The Washington Parish Energy Center (WPEC) is a partially-constructed facility designed as a nominal 576 MW (winter rating for General Electric 7FA.03 turbines), 2x2x1 natural gas-red combined cycle plant located near Bogalusa, Louisiana, in Amite South. The project has a valid Generation Interconnection Agreement (GIA) from 2001 that was grandfathered by the Midcontinent ISO. The facility is physically interconnected to two separate, mainline, interstate pipelines owned by Florida Gas Transmission (FGT) — one 30-inch pipeline and one 36-inch pipeline, which can be utilized individually or combined to provide all the natural gas needed to operate the facility at full capacity.
Calpine submitted three combined cycle gas turbine (CCGT) proposals in response to the 2014 Amite South RFP, Dalton said:
- Ownership acquisition of the Washington Parish project with a commercial operation date (COD) of June 1, 2020;
- Purchase of the Washington Parish development site as-is right now; and
- Short-term tolling agreement and eventual ownership acquisition.
By letter dated Jan. 19, 2015, Entergy stated it reviewed the three proposals, but eliminated the “As-Is” Proposal because it did not meet the RFP minimum requirements and the other two proposals, including the acquisition proposal, from further consideration because the capacity offered in both proposals was below the RFP’s minimum size requirement of 650 MW, Dalton said.
Entergy appears to have determined that a G class CCGT similar to the St. Charles project would offer customers lower costs than the smaller GE F class CCGT that Calpine offered, Dalton said. A G class will offer lower heat rates and, as a result, reduced fuel costs. However, the Washington Parish project is partially built and Calpine was and is able to offer capital cost savings that significantly enhanced its economic attractiveness, potentially offsetting this heat rate difference, he added.
The Washington Parish project has virtually all of its long lead time permits other than its PSD/Title V permit. This includes various permits from: the U.S. Army Corps of Engineers for Request for Jurisdictional Determination, Section 404 compliance and Wetland Delineation; Louisiana Department of Environmental Quality for Groundwater Certification; Louisiana Department of Natural Resources for Coastal Zone Determination; Federal Aviation Administration for Determination of No Hazard to Air Navigation; and Louisiana Department of Transportation for Well Water Registrations.
Dalton said Calpine would spend hundreds of millions of dollars on completing the Washington Parish project and a considerable portion of these funds will be spent in state.
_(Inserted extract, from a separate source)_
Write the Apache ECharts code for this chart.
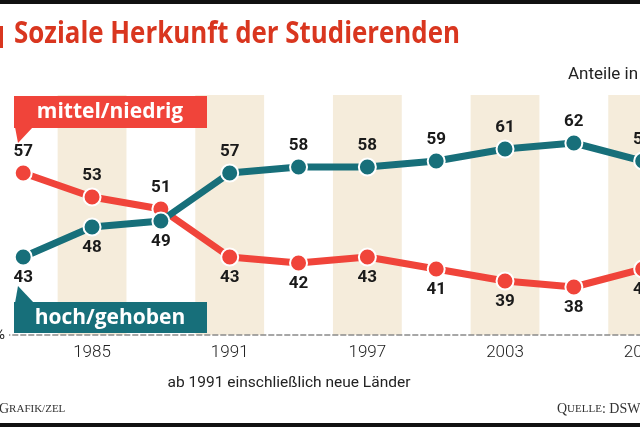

Calpine estimates that the project will result in approximately 300 direct construction jobs, with additional employment impacts and economic benefits from these direct construction jobs. For the project’s 30-year useful life, it is expected to provide a minimum of 20 high-paying jobs for plant operators and supervisors. There is no reason to expect that it would provide fewer jobs than the St. Charles project, Dalton wrote.